Benefits and Limitations of Geothermal Power

  • Benefits:

    • Emits smaller amounts of dissolved gases compared to fossil fuels.

    • Renewable but can be depleted if not managed correctly.

  • Limitations:

    • Hot groundwater may not be sustainable over time as Earth's crust shifts.

    • Enhanced geothermal systems (EGS) that use cold water to generate energy can trigger minor earthquakes.

Hydrogen and Fuel Cells

  • Challenge: The major obstacle for renewables is large-scale energy storage.

  • Hydrogen serves as a stored power source in fuel cells:

    • When hydrogen combines with oxygen, it produces water, releasing energy without pollution.

    • Transitioning from gasoline to hydrogen could help reduce emissions and reliance on foreign fuels, adopted in some city bus fleets.

Hydrogen Production Methods

  • Coming from water through electrolysis (2H2O → 2H2 + O2).

  • The cleanliness of hydrogen production depends on the energy source used for electrolysis.

  • Hydrogen can also be extracted from methane (CH4), which, while cheaper, has higher pollution outputs.

Electricity Production from Hydrogen

  • The reverse reaction of hydrolysis occurs in fuel cells (2H2 + O2 → 2H2O).

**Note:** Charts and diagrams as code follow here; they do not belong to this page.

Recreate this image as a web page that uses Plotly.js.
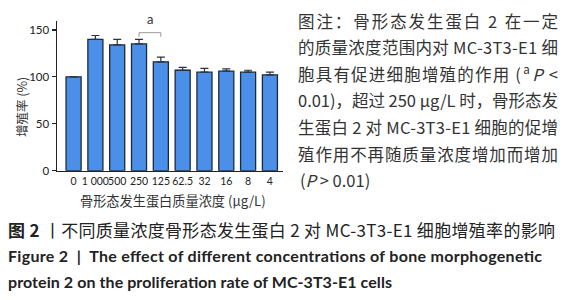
<!DOCTYPE html>
<html>
<head>
<meta charset="utf-8">
<script src="https://cdn.plot.ly/plotly-3.0.1.min.js"></script>
<style>
html,body{margin:0;padding:0;background:#fff;}
#chart{width:574px;height:300px;}
</style>
</head>
<body>
<div id="chart"></div>
<script>
// ---- data ----
const categories = ['0', '1 000', '500', '250', '125', '62.5', '32', '16', '8', '4'];
const proliferation = [100, 140, 134, 135, 116, 107, 105, 106, 105, 102];
const errorUp = [0, 4, 6, 5, 5, 3, 4, 2.5, 2, 3];
const errorDown = [0, 0, 0, 0, 0, 0, 0, 0, 0, 0];
const yTicks = [0, 50, 100, 150];
const sigPair = ['250', '125'];
const sigLabel = 'a';

const noteLines = [
  '图注：骨形态发生蛋白 2 在一定',
  '的质量浓度范围内对 MC-3T3-E1 细',
  '胞具有促进细胞增殖的作用 (<sup>a</sup><i>P</i> <',
  '0.01)，超过 250 μg/L 时，骨形态发',
  '生蛋白 2 对 MC-3T3-E1 细胞的促增',
  '殖作用不再随质量浓度增加而增加',
  '(<i>P</i> > 0.01)'
];
const captionCn = '<b>图 2</b> 丨不同质量浓度骨形态发生蛋白 2 对 MC-3T3-E1 细胞增殖率的影响';
const captionEn1 = '<b>Figure 2\u00a0\u00a0|\u00a0\u00a0The effect of different concentrations of bone morphogenetic</b>';
const captionEn2 = '<b>protein 2 on the proliferation rate of MC-3T3-E1 cells</b>';
const yTitle = '增殖率 (%)';
const xTitle = '骨形态发生蛋白质量浓度 (μg/L)';

// ---- layout helpers (pixel -> paper) ----
const W = 574, H = 300;
const px = v => v / W;
const py = v => 1 - v / H;
const FONT = 'Lato, "Noto Sans CJK SC", sans-serif';
const CJK = '"Noto Sans CJK SC", Lato, sans-serif';
const NOTE_LEFT = 298, NOTE_WIDTH = 260;
const CAPTION_LEFT = 8;
const CAPTION_WIDTHS = [547, 534, 384];

const trace = {
  type: 'bar',
  x: categories,
  y: proliferation,
  marker: {color: '#4b8fe8', line: {color: '#1c2a3c', width: 1.3}},
  error_y: {type: 'data', symmetric: false, array: errorUp, arrayminus: errorDown,
            color: '#2a3340', thickness: 1.2, width: 4},
  hoverinfo: 'skip'
};

const i1 = categories.indexOf(sigPair[0]);
const i2 = categories.indexOf(sigPair[1]);

const annotations = [];
noteLines.forEach((t, k) => {
  annotations.push({xref: 'paper', yref: 'paper', x: px(NOTE_LEFT), y: py(20.5 + k * 26.6),
    xanchor: 'left', yanchor: 'middle', showarrow: false, text: t,
    font: {family: CJK, size: 16.5, color: '#333'}});
});
annotations.push({xref: 'paper', yref: 'paper', x: px(CAPTION_LEFT), y: py(229), xanchor: 'left', yanchor: 'middle',
  showarrow: false, text: captionCn, font: {family: CJK, size: 17, color: '#222'}});
annotations.push({xref: 'paper', yref: 'paper', x: px(CAPTION_LEFT), y: py(255), xanchor: 'left', yanchor: 'middle',
  showarrow: false, text: captionEn1, font: {family: FONT, size: 16, color: '#222'}});
annotations.push({xref: 'paper', yref: 'paper', x: px(CAPTION_LEFT), y: py(281), xanchor: 'left', yanchor: 'middle',
  showarrow: false, text: captionEn2, font: {family: FONT, size: 16, color: '#222'}});
annotations.push({xref: 'paper', yref: 'paper', x: px(21), y: py(107), xanchor: 'center', yanchor: 'middle',
  textangle: -90, showarrow: false, text: yTitle, font: {family: CJK, size: 12.5, color: '#333'}});
annotations.push({xref: 'paper', yref: 'paper', x: px(173), y: py(200), xanchor: 'center', yanchor: 'middle',
  showarrow: false, text: xTitle, font: {family: CJK, size: 13.2, color: '#333'}});
annotations.push({xref: 'x', yref: 'y', x: (i1 + i2) / 2, y: 151, xanchor: 'center', yanchor: 'bottom',
  showarrow: false, text: sigLabel, font: {family: FONT, size: 13, color: '#333'}});

const shapes = [{
  type: 'path', xref: 'x', yref: 'y',
  path: `M ${i1} 142.5 L ${i1} 147 L ${i2} 147 L ${i2} 142.5`,
  line: {color: '#999', width: 1}
}];

const layout = {
  width: W, height: H,
  margin: {l: 0, r: 0, t: 0, b: 0, pad: 0},
  paper_bgcolor: '#fff', plot_bgcolor: '#fff',
  showlegend: false,
  bargap: 0.31,
  xaxis: {
    domain: [px(57), px(283)],
    type: 'category', range: [-0.76, 9.6],
    showline: true, linecolor: '#222', linewidth: 1.5,
    ticks: '', showgrid: false, zeroline: false,
    tickangle: 0, automargin: false,
    tickfont: {family: FONT, size: 10.5, color: '#222'},
    fixedrange: true
  },
  yaxis: {
    domain: [py(170.7), py(20.5)],
    range: [0, 160],
    tickvals: yTicks, ticktext: yTicks.map(String),
    showline: true, linecolor: '#222', linewidth: 1.5,
    ticks: 'outside', ticklen: 4, tickwidth: 1.3, tickcolor: '#222',
    showgrid: false, zeroline: false,
    tickfont: {family: FONT, size: 11.5, color: '#222'},
    fixedrange: true
  },
  annotations: annotations,
  shapes: shapes
};

function fitWidth(el, width, left) {
  el.setAttribute('textLength', width);
  el.setAttribute('lengthAdjust', 'spacing');
  const r = el.getBoundingClientRect();
  const dx = left - r.left;
  const old = el.getAttribute('transform') || '';
  el.setAttribute('transform', old + ' translate(' + dx + ',0)');
}

Plotly.newPlot('chart', [trace], layout, {displayModeBar: false, staticPlot: true}).then(gd => {
  const texts = gd.querySelectorAll('.annotation-text');
  const base = gd.getBoundingClientRect().left;
  // justify the first six note lines to a common width (as in the reference)
  for (let k = 0; k < 6 && k < texts.length; k++) fitWidth(texts[k], NOTE_WIDTH, base + NOTE_LEFT);
  // caption lines
  for (let j = 0; j < 3; j++) {
    const el = texts[noteLines.length + j];
    if (el) fitWidth(el, CAPTION_WIDTHS[j], base + CAPTION_LEFT);
  }
});
</script>
</body>
</html>
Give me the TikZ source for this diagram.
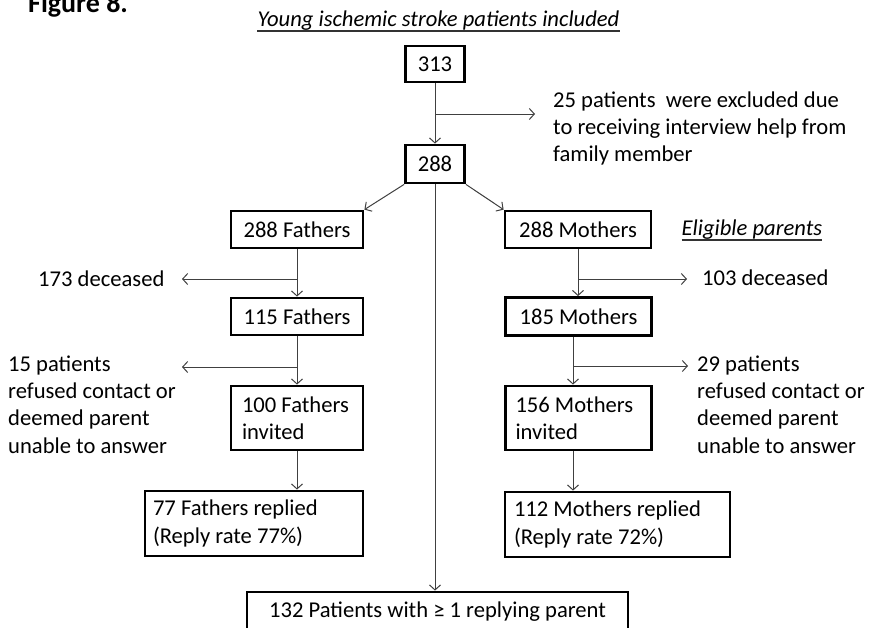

  • Movement of electrons from hydrogen across electrodes generates electricity.

Costs and Benefits of Hydrogen Fuel Cells

  • Transitioning to hydrogen fuel infrastructure involves significant expense for transport, storage, and distribution facilities.

  • Potential environmental risks include hydrogen leaking into the stratosphere which could harm ozone levels and contribute to methane's atmospheric lifespan.

  • Benefits:

    • Hydrogen is the most abundant element in the universe.

    • Producing electricity from hydrogen generates no air pollution.

    • High energy efficiency (35-70% of the reaction's energy can be utilized).